**Entries from a dataset:**
◇ ◇ ◇ ◇
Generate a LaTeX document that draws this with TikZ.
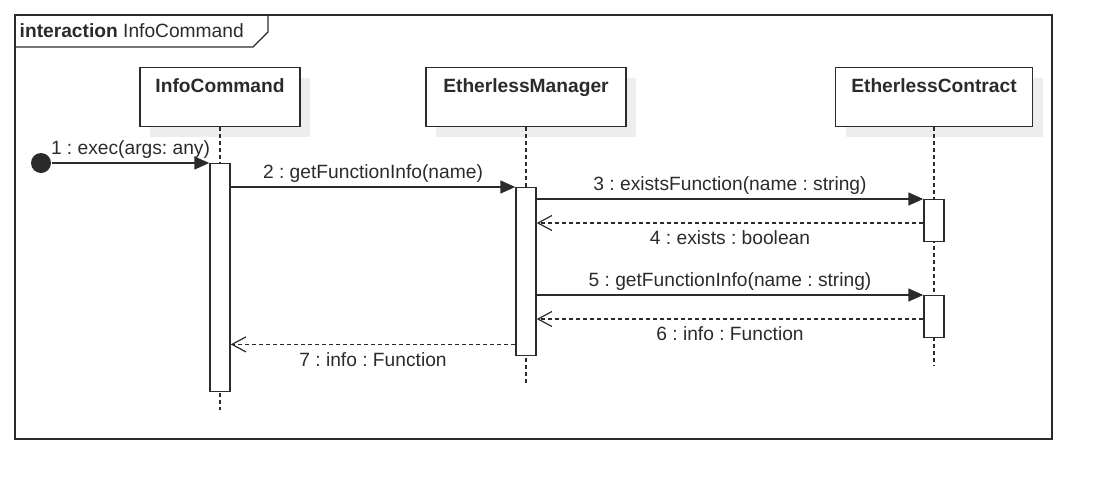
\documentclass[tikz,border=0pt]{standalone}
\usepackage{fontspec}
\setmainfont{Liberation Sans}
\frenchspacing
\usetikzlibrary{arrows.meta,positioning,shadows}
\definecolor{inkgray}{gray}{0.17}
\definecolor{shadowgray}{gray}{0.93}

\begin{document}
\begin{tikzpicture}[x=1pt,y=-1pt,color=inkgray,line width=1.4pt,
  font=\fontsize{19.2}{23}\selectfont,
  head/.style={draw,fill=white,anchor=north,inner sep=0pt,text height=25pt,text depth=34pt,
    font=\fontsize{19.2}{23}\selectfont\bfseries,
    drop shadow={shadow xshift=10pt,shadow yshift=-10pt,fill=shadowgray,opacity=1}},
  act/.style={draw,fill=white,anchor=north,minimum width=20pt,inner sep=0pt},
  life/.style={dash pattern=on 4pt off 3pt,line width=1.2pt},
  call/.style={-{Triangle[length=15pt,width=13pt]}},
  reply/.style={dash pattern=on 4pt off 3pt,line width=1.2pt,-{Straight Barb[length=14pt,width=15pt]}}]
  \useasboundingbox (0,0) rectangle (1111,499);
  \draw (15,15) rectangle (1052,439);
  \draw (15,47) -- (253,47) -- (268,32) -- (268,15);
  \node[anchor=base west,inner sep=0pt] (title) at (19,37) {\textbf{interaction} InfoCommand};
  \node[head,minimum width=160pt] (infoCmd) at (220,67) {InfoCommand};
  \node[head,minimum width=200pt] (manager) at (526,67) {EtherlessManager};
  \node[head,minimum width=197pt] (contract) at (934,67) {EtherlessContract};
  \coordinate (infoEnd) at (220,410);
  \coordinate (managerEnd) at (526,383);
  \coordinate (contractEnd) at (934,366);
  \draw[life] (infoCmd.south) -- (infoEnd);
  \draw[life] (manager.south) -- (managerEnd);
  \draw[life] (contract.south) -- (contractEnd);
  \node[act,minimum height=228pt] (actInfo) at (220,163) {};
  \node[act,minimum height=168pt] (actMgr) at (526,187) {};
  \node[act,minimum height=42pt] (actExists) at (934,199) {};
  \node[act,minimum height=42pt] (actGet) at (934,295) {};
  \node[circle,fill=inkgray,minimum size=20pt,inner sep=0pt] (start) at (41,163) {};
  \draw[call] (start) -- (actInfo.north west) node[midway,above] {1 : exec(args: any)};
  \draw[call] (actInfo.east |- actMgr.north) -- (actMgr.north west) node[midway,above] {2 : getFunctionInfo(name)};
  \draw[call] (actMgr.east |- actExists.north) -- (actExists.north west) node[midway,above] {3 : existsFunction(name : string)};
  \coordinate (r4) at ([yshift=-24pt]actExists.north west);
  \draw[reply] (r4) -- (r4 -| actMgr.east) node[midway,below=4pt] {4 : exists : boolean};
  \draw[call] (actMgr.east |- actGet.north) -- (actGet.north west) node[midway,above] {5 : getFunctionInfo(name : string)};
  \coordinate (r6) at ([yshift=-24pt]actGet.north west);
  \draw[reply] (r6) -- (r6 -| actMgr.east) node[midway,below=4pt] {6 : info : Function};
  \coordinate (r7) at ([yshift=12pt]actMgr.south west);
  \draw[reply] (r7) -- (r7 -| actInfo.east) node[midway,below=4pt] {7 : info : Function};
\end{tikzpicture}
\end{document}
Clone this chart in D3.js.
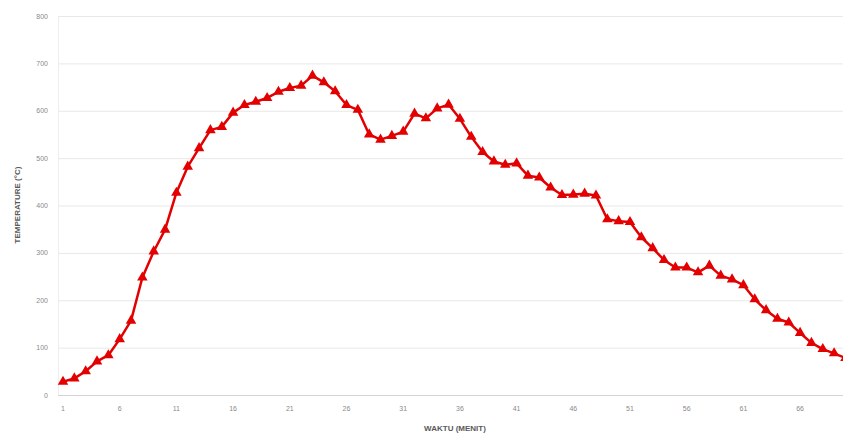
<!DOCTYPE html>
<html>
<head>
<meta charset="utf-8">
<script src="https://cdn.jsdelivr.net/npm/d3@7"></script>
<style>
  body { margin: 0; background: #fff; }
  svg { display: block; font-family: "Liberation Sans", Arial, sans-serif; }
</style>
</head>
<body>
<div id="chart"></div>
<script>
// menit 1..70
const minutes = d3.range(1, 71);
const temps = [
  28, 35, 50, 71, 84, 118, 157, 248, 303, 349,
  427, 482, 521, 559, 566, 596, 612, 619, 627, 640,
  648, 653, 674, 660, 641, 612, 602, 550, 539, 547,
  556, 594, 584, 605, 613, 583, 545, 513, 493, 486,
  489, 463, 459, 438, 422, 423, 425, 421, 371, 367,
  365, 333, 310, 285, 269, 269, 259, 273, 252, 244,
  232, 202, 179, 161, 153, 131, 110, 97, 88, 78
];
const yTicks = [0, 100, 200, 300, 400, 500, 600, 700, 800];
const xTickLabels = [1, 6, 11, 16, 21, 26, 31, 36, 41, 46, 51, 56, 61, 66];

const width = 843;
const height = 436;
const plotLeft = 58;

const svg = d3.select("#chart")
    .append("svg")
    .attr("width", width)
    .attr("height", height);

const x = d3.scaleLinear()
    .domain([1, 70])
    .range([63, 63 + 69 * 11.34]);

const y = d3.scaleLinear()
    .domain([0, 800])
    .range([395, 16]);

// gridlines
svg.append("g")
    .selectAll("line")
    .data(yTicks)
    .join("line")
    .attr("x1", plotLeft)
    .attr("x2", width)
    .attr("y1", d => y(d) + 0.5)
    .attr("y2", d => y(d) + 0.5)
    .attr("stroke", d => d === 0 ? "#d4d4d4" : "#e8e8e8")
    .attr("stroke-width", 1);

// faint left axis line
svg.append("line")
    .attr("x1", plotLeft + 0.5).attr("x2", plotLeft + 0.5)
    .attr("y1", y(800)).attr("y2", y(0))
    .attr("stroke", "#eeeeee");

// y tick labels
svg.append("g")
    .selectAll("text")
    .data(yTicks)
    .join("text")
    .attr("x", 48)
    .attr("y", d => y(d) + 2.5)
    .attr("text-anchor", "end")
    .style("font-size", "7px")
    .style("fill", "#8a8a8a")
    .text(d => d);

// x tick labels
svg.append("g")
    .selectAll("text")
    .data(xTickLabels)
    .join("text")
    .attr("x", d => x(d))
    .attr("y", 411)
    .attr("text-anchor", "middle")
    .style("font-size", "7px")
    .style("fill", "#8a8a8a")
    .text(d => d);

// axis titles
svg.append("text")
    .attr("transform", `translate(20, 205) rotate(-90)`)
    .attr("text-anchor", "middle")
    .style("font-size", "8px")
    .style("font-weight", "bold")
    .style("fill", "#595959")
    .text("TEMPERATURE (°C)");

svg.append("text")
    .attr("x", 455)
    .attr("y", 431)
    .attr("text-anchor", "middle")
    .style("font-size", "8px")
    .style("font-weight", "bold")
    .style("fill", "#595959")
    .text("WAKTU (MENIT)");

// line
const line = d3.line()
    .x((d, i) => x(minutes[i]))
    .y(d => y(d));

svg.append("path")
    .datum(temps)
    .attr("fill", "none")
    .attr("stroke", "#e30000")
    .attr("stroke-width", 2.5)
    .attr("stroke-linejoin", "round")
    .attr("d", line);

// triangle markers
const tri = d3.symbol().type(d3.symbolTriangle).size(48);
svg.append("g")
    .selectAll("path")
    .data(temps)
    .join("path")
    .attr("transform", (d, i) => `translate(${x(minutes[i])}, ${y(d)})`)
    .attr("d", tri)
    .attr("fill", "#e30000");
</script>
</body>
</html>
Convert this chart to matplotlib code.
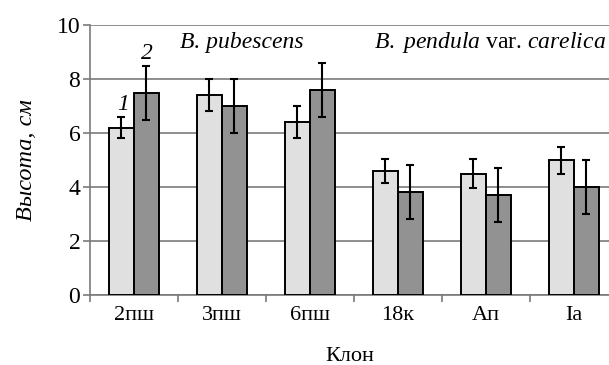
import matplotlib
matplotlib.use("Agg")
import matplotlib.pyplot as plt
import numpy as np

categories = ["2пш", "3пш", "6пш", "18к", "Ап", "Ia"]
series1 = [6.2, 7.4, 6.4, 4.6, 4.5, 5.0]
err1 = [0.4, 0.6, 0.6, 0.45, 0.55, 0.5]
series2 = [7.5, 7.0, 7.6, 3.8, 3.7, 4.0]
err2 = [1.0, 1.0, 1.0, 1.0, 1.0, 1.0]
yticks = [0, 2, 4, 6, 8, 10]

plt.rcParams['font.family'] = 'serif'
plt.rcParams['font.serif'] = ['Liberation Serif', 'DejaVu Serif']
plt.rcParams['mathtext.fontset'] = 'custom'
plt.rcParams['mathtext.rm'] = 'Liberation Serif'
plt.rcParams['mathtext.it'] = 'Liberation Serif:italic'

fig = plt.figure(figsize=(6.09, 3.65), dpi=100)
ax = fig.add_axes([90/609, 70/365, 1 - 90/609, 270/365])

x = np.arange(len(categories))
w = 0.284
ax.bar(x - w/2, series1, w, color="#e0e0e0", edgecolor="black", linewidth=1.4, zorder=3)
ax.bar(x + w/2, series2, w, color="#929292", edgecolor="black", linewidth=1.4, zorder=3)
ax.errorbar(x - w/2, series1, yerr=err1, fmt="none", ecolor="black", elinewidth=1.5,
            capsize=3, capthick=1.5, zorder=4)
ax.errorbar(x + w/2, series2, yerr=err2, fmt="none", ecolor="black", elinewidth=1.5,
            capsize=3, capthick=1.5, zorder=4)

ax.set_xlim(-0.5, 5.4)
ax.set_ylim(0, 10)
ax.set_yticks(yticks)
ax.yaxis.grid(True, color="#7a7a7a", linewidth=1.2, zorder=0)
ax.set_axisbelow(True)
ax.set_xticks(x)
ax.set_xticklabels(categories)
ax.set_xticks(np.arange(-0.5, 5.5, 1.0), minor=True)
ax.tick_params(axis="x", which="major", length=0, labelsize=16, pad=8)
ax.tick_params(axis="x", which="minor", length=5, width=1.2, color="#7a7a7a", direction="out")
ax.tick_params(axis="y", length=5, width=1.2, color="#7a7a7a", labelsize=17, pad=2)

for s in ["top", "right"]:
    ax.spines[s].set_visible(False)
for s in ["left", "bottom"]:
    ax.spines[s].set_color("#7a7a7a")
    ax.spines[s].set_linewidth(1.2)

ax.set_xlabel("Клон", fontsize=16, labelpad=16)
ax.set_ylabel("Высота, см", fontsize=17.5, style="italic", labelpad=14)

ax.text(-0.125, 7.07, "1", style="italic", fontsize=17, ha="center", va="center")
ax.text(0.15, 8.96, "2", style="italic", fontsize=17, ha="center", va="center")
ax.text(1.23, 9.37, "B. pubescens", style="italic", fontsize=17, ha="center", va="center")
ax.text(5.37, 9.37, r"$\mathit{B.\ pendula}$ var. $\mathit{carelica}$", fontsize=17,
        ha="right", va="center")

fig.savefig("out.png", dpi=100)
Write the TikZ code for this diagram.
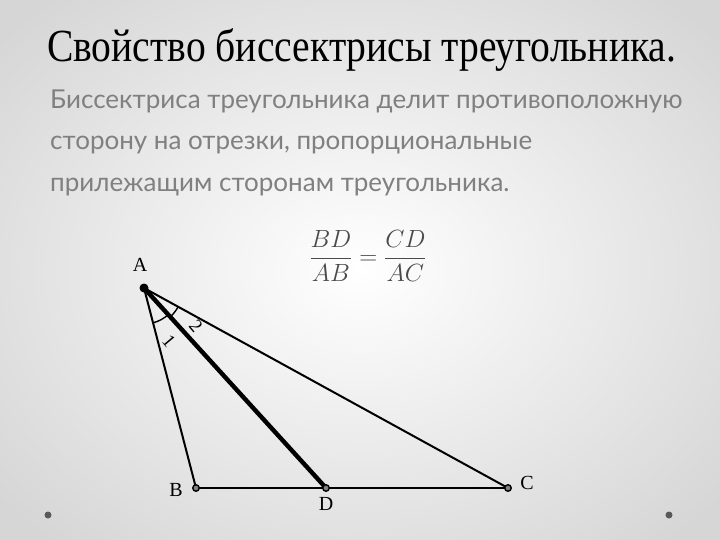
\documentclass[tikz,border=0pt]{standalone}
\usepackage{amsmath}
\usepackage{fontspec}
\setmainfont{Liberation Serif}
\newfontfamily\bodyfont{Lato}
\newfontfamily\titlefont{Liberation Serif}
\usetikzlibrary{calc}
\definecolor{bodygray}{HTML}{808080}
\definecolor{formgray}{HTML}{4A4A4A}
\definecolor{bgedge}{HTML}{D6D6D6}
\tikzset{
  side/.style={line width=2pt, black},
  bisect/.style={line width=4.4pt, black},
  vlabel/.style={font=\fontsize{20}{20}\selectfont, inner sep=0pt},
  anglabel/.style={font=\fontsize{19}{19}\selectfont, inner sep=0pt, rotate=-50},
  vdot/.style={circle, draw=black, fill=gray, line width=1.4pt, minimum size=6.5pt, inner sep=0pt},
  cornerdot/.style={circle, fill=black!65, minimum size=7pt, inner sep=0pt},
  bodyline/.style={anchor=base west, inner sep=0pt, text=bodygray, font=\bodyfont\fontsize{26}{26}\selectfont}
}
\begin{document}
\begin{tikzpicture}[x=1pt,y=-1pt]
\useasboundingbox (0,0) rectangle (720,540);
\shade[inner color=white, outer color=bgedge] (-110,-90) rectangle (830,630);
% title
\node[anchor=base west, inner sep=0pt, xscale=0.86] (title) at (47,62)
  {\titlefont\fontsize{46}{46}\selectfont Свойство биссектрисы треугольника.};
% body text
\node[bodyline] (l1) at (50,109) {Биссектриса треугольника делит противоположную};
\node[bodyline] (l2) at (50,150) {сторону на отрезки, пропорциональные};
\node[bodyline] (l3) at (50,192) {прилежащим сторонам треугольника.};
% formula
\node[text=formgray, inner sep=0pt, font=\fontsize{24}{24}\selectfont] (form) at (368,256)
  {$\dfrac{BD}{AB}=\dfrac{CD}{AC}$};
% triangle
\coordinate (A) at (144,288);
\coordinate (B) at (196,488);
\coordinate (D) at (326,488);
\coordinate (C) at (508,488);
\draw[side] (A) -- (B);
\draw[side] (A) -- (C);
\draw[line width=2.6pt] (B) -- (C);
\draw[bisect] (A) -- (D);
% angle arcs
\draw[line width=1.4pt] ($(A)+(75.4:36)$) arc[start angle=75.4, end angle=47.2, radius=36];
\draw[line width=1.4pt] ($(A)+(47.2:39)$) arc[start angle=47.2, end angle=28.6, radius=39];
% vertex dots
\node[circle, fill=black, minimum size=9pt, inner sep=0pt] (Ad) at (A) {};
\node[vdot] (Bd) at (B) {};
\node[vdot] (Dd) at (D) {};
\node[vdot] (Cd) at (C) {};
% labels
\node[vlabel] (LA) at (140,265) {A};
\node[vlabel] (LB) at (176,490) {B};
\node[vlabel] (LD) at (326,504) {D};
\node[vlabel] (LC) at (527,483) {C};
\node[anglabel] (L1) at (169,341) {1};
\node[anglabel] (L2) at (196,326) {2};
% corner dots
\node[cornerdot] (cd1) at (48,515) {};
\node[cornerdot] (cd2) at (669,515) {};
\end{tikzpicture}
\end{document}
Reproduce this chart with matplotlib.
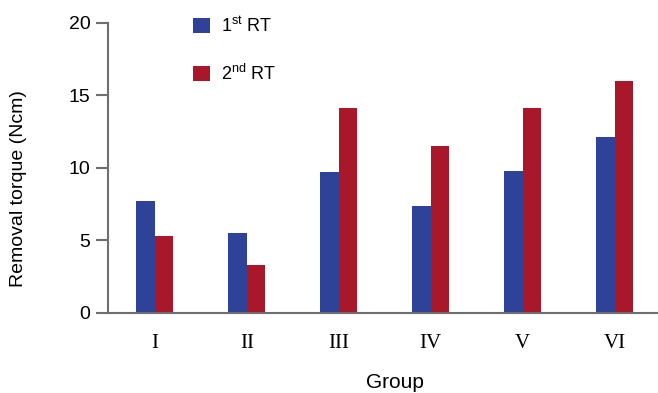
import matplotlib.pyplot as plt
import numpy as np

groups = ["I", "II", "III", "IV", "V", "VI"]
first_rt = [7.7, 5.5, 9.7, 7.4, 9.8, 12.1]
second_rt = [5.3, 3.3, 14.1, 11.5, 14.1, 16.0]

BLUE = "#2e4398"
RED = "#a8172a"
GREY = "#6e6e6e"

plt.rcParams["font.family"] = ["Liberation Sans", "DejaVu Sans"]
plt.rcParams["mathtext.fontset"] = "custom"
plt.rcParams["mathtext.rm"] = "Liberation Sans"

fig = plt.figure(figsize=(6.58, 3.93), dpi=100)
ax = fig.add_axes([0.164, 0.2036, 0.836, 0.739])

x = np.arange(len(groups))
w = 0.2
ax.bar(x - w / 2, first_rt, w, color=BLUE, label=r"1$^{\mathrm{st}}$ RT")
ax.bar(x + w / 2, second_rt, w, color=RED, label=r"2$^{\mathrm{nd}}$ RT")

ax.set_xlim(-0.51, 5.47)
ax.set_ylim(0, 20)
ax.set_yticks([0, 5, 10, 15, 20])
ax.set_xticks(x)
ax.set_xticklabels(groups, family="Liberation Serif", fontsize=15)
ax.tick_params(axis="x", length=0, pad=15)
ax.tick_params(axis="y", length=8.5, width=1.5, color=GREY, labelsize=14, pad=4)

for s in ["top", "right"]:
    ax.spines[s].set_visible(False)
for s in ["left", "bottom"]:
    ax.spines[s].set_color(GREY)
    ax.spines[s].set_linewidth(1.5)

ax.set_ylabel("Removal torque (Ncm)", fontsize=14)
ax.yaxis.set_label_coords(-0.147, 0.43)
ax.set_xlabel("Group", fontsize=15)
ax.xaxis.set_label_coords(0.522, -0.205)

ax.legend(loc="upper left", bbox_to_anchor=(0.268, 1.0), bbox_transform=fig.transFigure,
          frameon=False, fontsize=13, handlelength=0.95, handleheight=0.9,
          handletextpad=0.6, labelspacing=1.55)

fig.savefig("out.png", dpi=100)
◇ ◇ ◇ ◇
**Stated task:** In the listing, find all lines with the string "code" and copy them.

**Finished task:**
Convert this chart to matplotlib code.
Write the TikZ code for this diagram.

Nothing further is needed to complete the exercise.